Individual results will not be provided to the students, Sreekanth said.

"The objective of the study was to find out the performance of a state in general. This was not to target the individual learner but to address systemic issues in learning," he said.

Two years ago, Bengal had figured among the top four states - with Uttar Pradesh, Kerala and Madhya Pradesh - in the NCERT's latest survey of Class V and Class VIII pupils. But experts had said the state's high dropout rate may have played a part by weeding out the weaker students.

Bihar and Jharkhand had figured near the bottom.

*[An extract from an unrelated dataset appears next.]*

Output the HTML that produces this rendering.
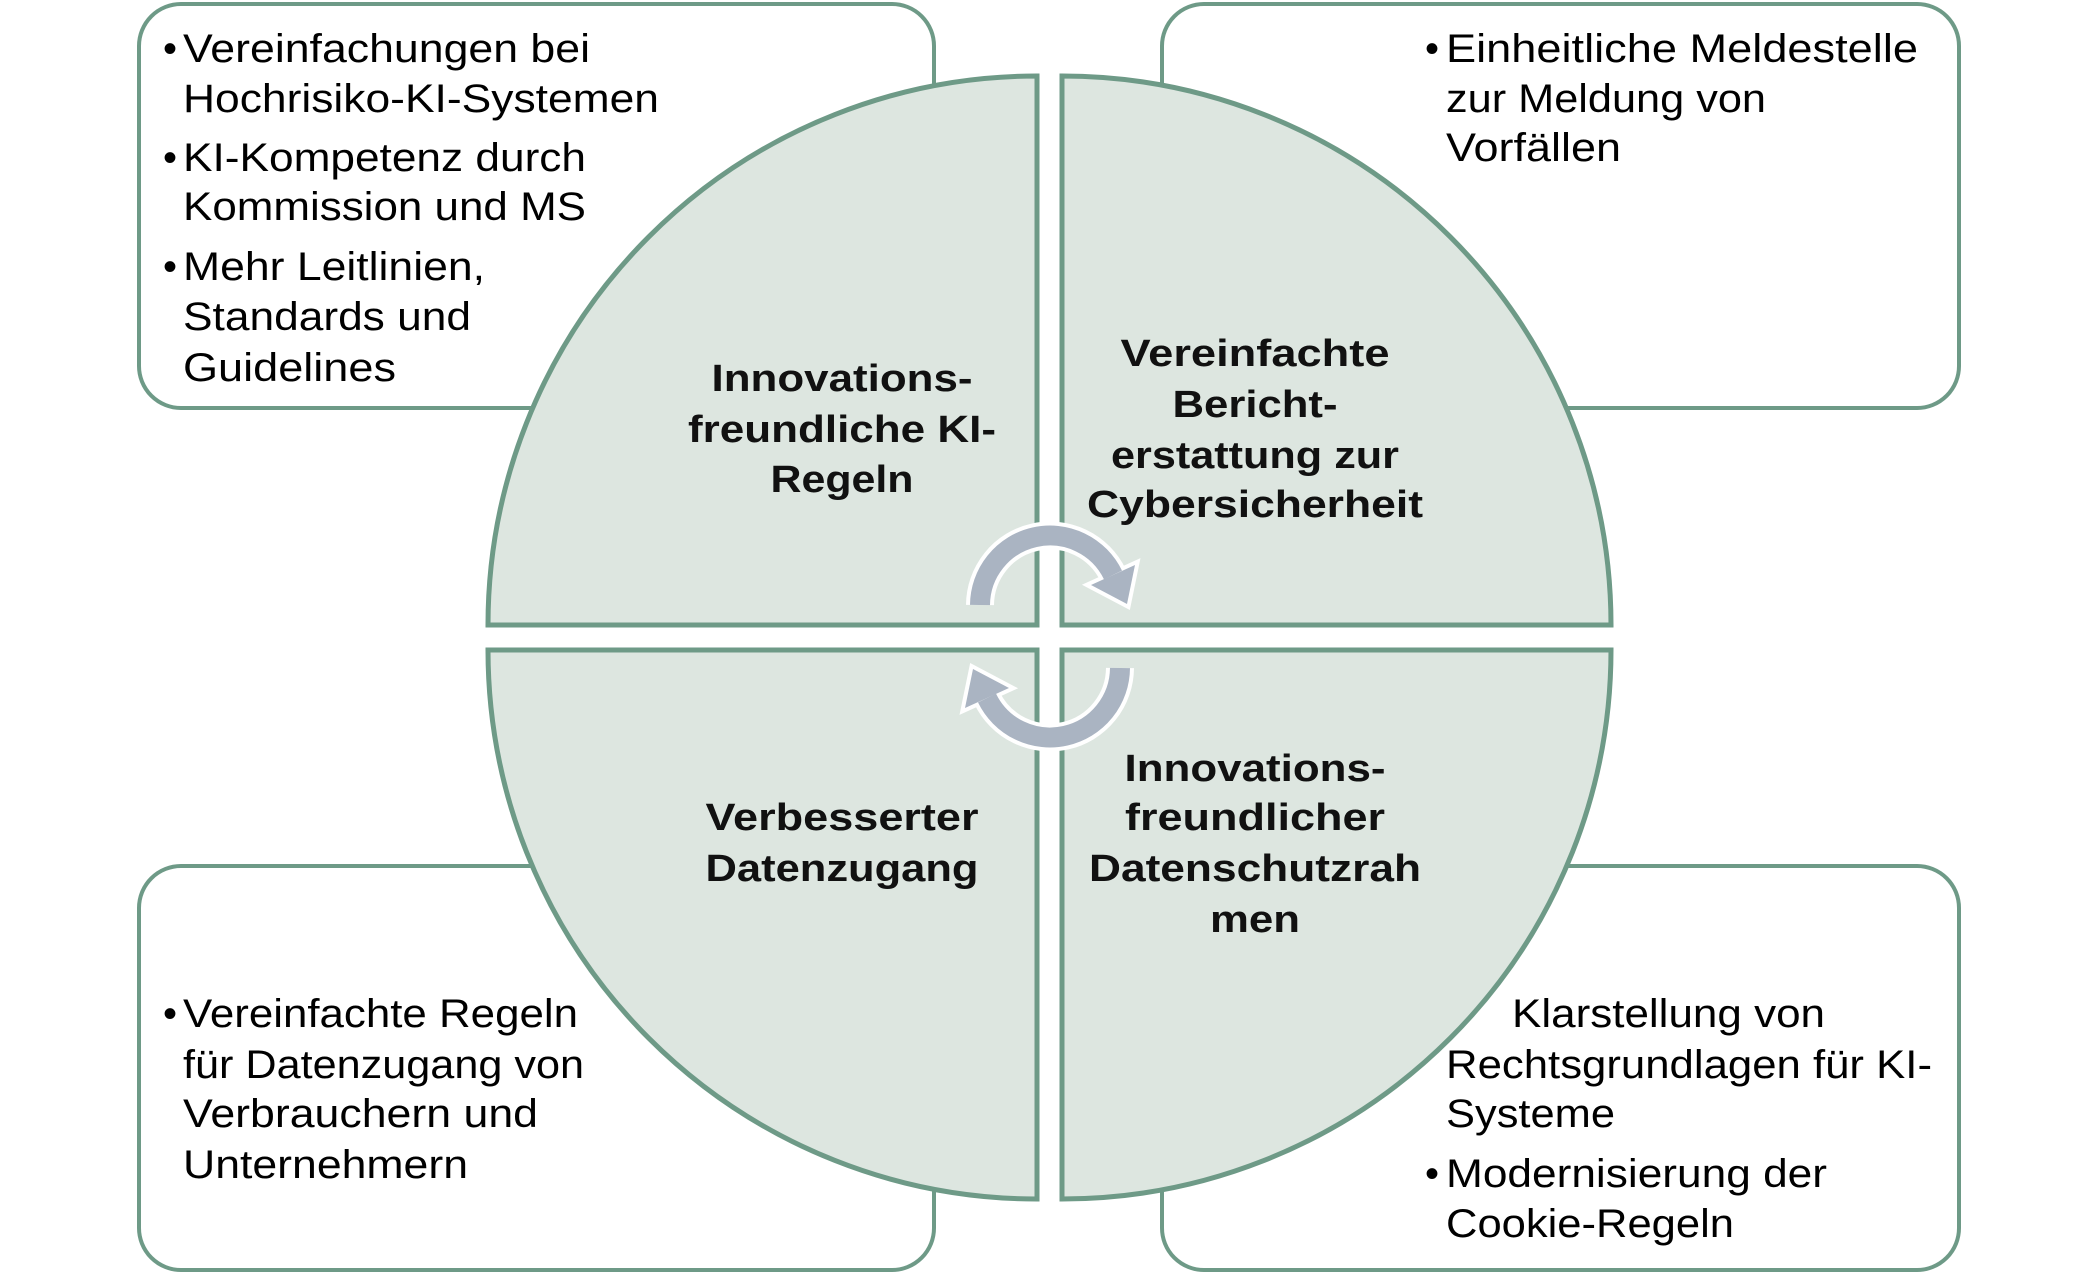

The NGO Pratham too tests students up to Class VIII every year and publishes a report. Rukmini Banerji of Pratham said the NCERT findings "point in the same direction" as Pratham's.

Pratham's January 20i5 report had found that the proportion of Class V children who could read Class II text had risen marginally from 46.8 per cent in 2012 to 47 per cent in 2013 and 48.1 per cent in 2014.

In mathematics, 24.9 per cent of Class V children could do simple division in 2012, which increased to 25.6 per cent in 2013 and 26.1 per cent in 2014.